- Theatrical release poster
- Directed by: Hannah Marks
- Written by: Hannah Marks
- Produced by: Hannah Marks; Kelly Williams; Jonathan Duffy; Jon Lullo; Brendan Walter; Stephen Braun; Peter Williams;
- Starring: Hayley Law; Ben Rosenfield; Odessa A'zion; Nik Dodani; Matt Shively; Sofia Bryant; Gillian Jacobs; Joe Lo Truglio; Steve Little; Kelli Berglund; Haley Ramm; Peter Williams; Lea Thompson;
- Cinematography: Casey Stolberg
- Edited by: Andy Holton
- Music by: Patrick Stump
- Production companies: Ten Acre Films; Bee-Hive Productions; Crush Pictures;
- Distributed by: Vertical Entertainment
- Release dates: June 10, 2021 (Tribeca); November 5, 2021 (United States);
- Running time: 90 minutes
- Country: United States
- Language: English

= Mark, Mary & Some Other People =

Mark, Mary & Some Other People is a 2021 American comedy film, written, directed, and produced by Hannah Marks. It stars Hayley Law, Ben Rosenfield, Odessa A'zion, Nik Dodani, Matt Shively, Sofia Bryant, Gillian Jacobs, Joe Lo Truglio, Steve Little, Kelli Berglund, Haley Ramm, Peter Williams and Lea Thompson.

It had its world premiere at the Tribeca Film Festival on June 10, 2021.

==Cast==
- Hayley Law as Mary
- Ben Rosenfield as Mark
- Odessa A'zion as Lana
- Nik Dodani as Kyle
- Matt Shively as AJ
- Sofia Bryant as Tori
- Gillian Jacobs as Dr. Jacobs
- Joe Lo Truglio as Chris
- Steve Little as Officiant
- Kelli Berglund as Bunny
- Haley Ramm as Alexandra
- Peter Williams as Aaron
- Lea Thompson as Aunty Carol
- Maggie Wheeler as Lisa
- Esther Povitsky as Esther

==Production==
In February 2020, it was announced Hayley Law, Ben Rosenfield, Odessa A'zion, Nik Dodani, Matt Shively, Sofia Bryant, Gillian Jacobs, Joe Lo Truglio, Steve Little, Kelli Berglund, Maggie Wheeler, Haley Ramm, Peter Williams and Lea Thompson had joined the cast of the film, with Hannah Marks directing from a screenplay she wrote.

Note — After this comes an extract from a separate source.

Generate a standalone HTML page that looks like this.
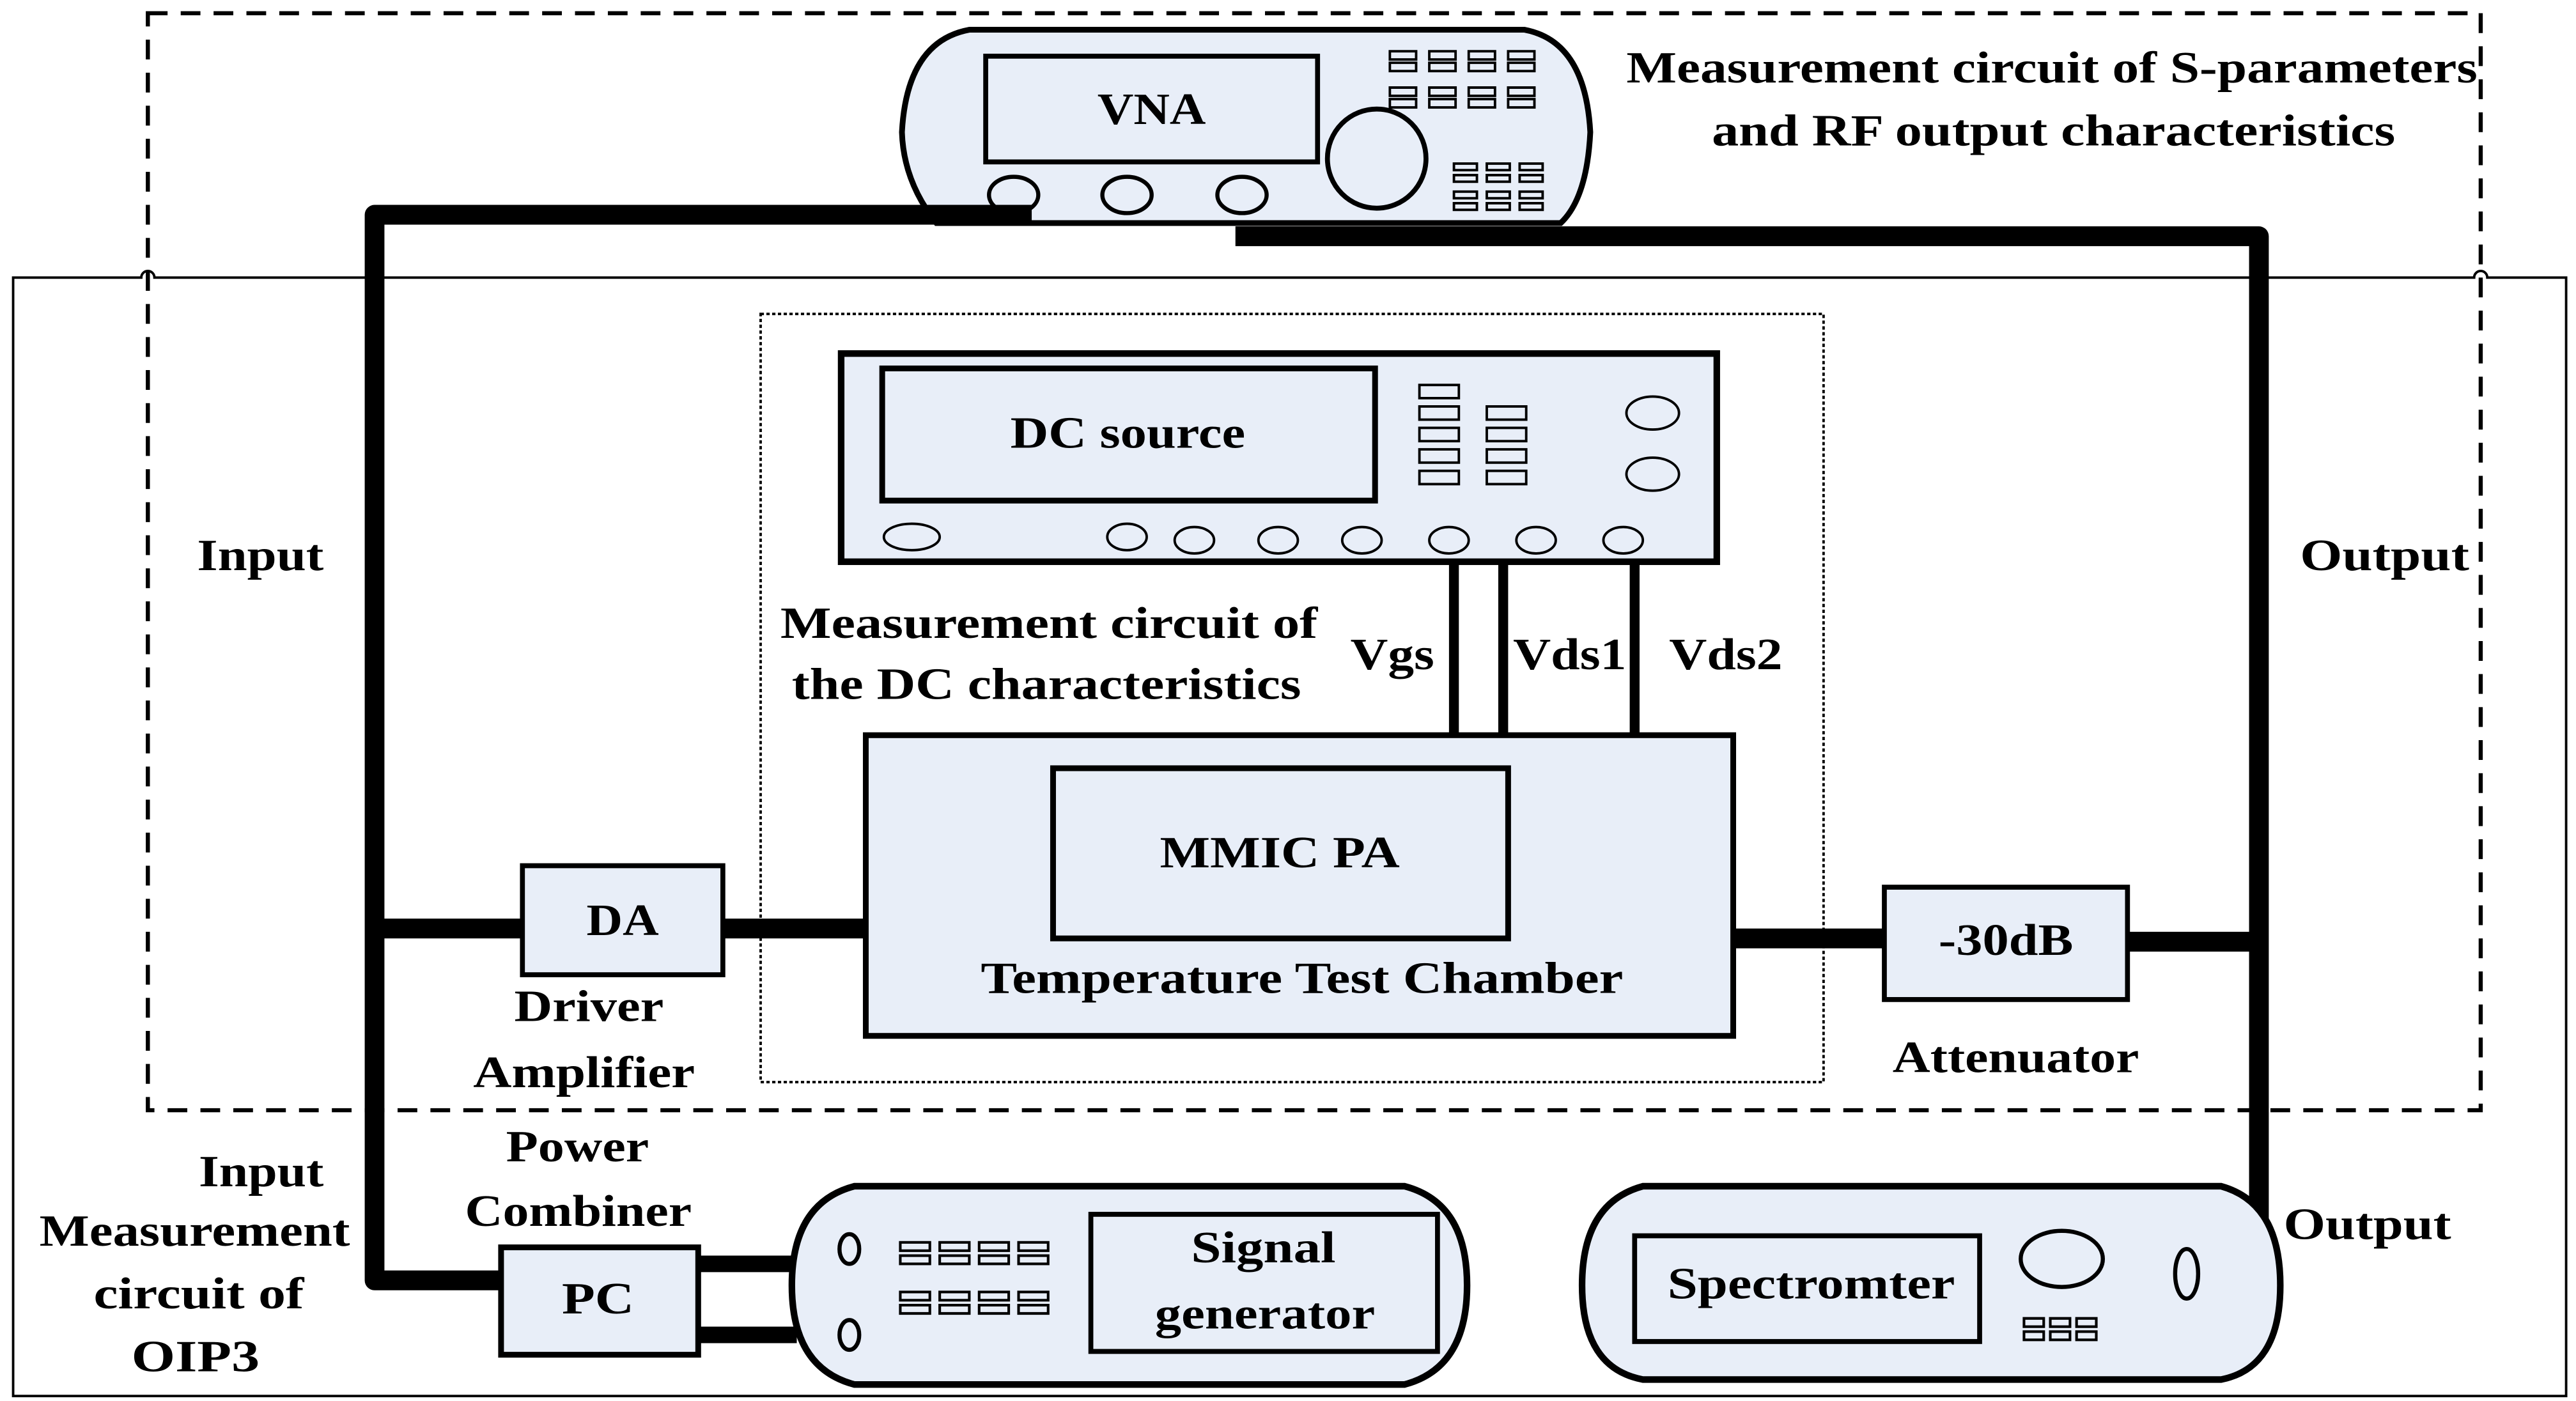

Principal photography began in December 2019.

==Release==
It had its world premiere at the Tribeca Film Festival on June 10, 2021. Prior to, Vertical Entertainment acquired distribution rights to the film.

== Soundtrack ==
The rock band Green Day confirmed that their single Holy Toledo! was used for the movie, via Instagram.

==Reception==
Rotten Tomatoes reported an approval rating of 57% based on 21 reviews with an average rating of 6.3/10. The website's critics consensus reads, "Mark, Mary & Some Other People offers an amusing enough diversion for rom-com fans, albeit one that starts strong and fades at the finish."